Task 9a, p. 58: extracts from film reviews
"Danny Boyle's direction is flawless and really keeps this thing moving, avoiding the static pace it might have been in lesser hands. The result is well worth it, and those magical words provided lots of opportunity for great acting performances led by Michael Fassbender’s spot-on and relentless portrayal of the not-very-likable computer genius."
"The picture’s major visual coup is the decision to shoot the three acts on three different formats: grainy 16mm film for 1984, lustrous 35mm for 1988, and sleek, high-definition digital for 1998."
"Danny Boyle captures the Apple guru's showmanship but the film runs out of steam."
"Some commentators have called the film unkind. Don’t they know the reputation Jobs already has, at least with some? Manipulative, coldhearted, egotistical, ungenerous with praise, a financial miser."
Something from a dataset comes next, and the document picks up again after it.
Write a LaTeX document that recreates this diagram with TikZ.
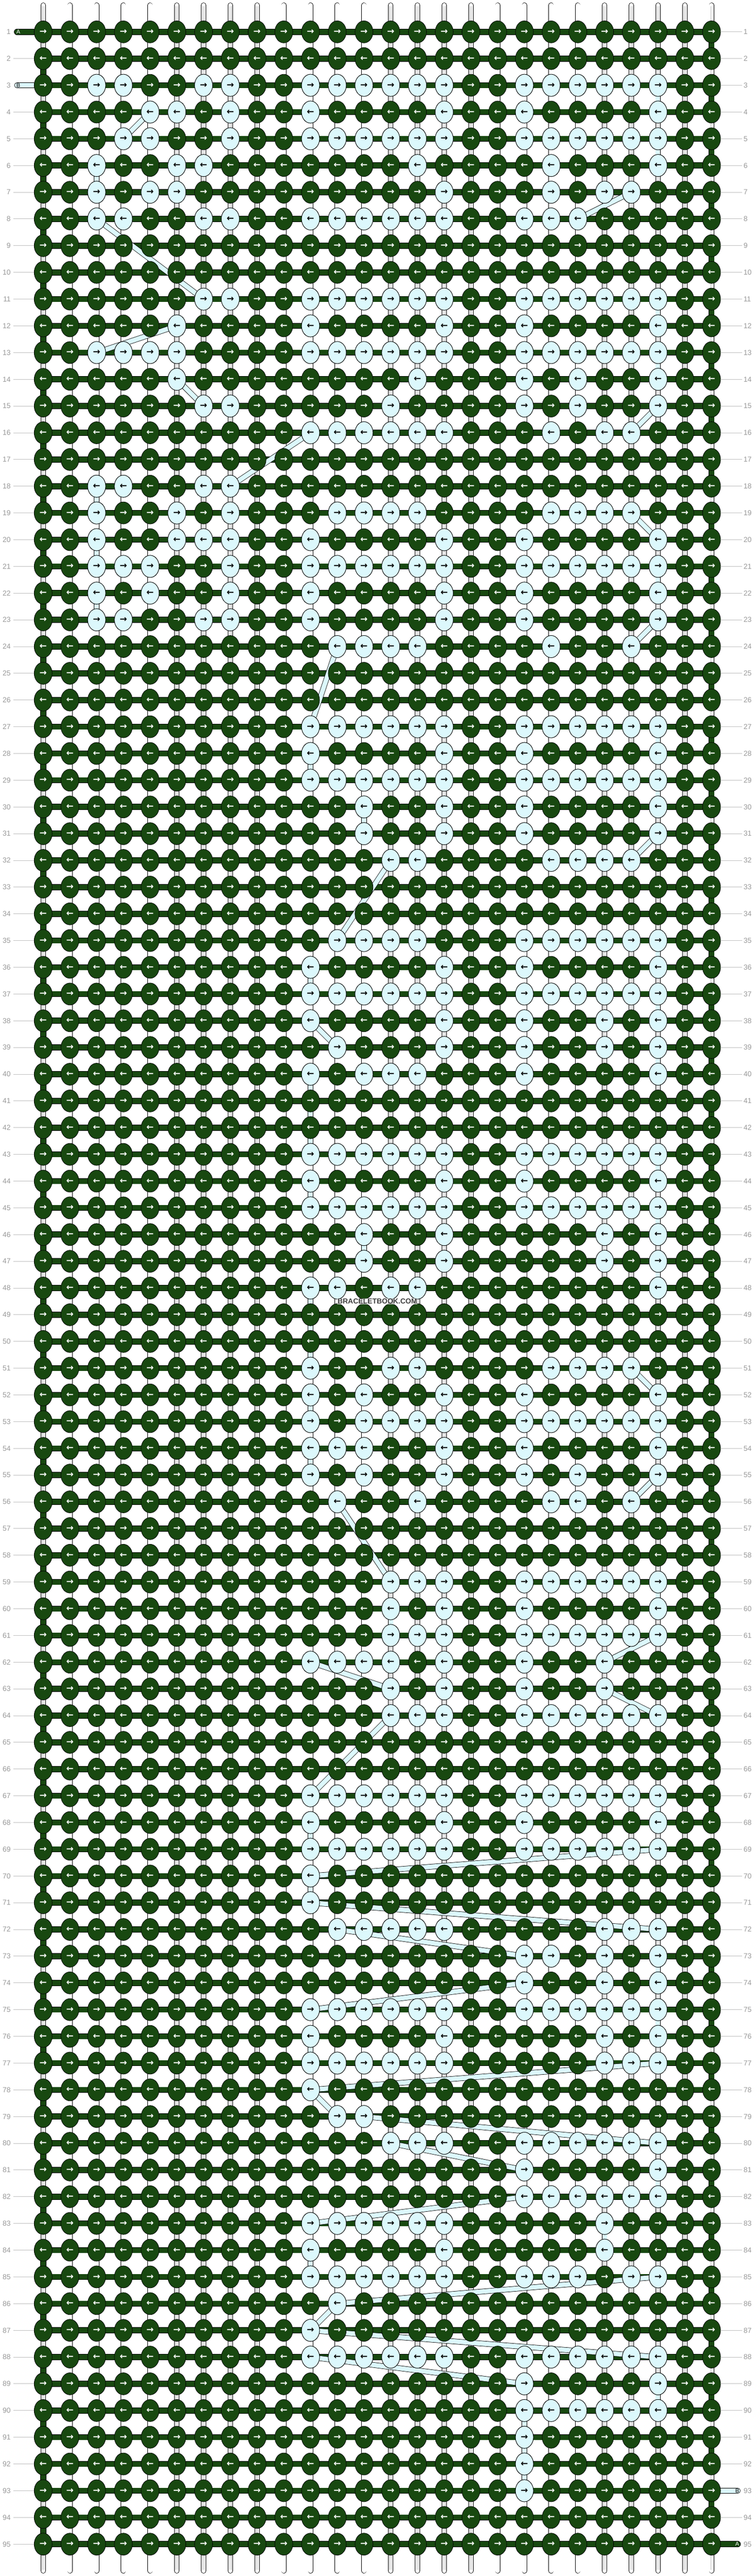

"In Steve Jobs, sure to rank with the year's very best films, we see the circuits without ever diminishing the renegade whose vision is still changing our digital lives."
Film critic Roger Ebert:
"Danny Boyle’s thrilling film, which takes place behind the scenes at three key product launches during the late Jobs’ career, begins with the Apple co-founder freaking out minutes before introducing the Macintosh in 1984 because his team couldn’t get it to say "hello." It was nitpicky and obsessive – qualities he was famous for – but he was also onto something, as we now know: this idea of technology serving as a constant and comforting companion."